Définition de l’essai (relève de l’argumentation directe) :
Rédiger la transition.
Il est certain que le plus souvent ces créatures monstrueuses et prodigieuses procèdent du jugement de Dieu, lequel permet que les pères et les mères produisent de telles abominations au désordre qu'ils font en la copulation comme bêtes brutes, où leur appétit les guide, sans respecter le temps ou autres lois ordonnées de Dieu et de Nature, [...]. Les anciens estimaient tels prodiges venir souvent de la pure volonté de Dieu, pour nous avertir des malheurs dont nous sommes menacés de quelque grand désordre ; ainsi que le cours ordinaire de nature semblait être perverti en une si malheureuse engeance.

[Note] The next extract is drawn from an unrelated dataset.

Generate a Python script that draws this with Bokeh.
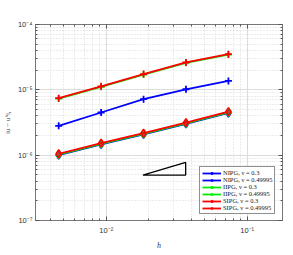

Ainsi, pour Ambroise Paré, le cours ordinaire de la nature a été perverti (a été renversé, retourné, corrompu). C’est un châtiment divin. Montaigne s’oppose à cette vision des choses qui veut que le « monstre » s’origine dans une conception emprunte de morale chrétienne (union contre-nature ou émanant d’un appétit sexuel bestial, etc.).
La bibliothèque de Montaigne. On retrouve certaines des citations grecques et latines gravées sur les poutres dans les Essais
Rédiger la transition.
Reprendre les principales idées.
Une réflexion qui constitue une transition entre Moyen Âge faisant du « monstre » une créature non naturelle (ce dont témoigne encore le texte d’Ambroise Paré) et un siècle des Lumières qui portera haut l’usage de la raison. Il s’agit de prendre le parti de l’autre (évoquer les cannibales).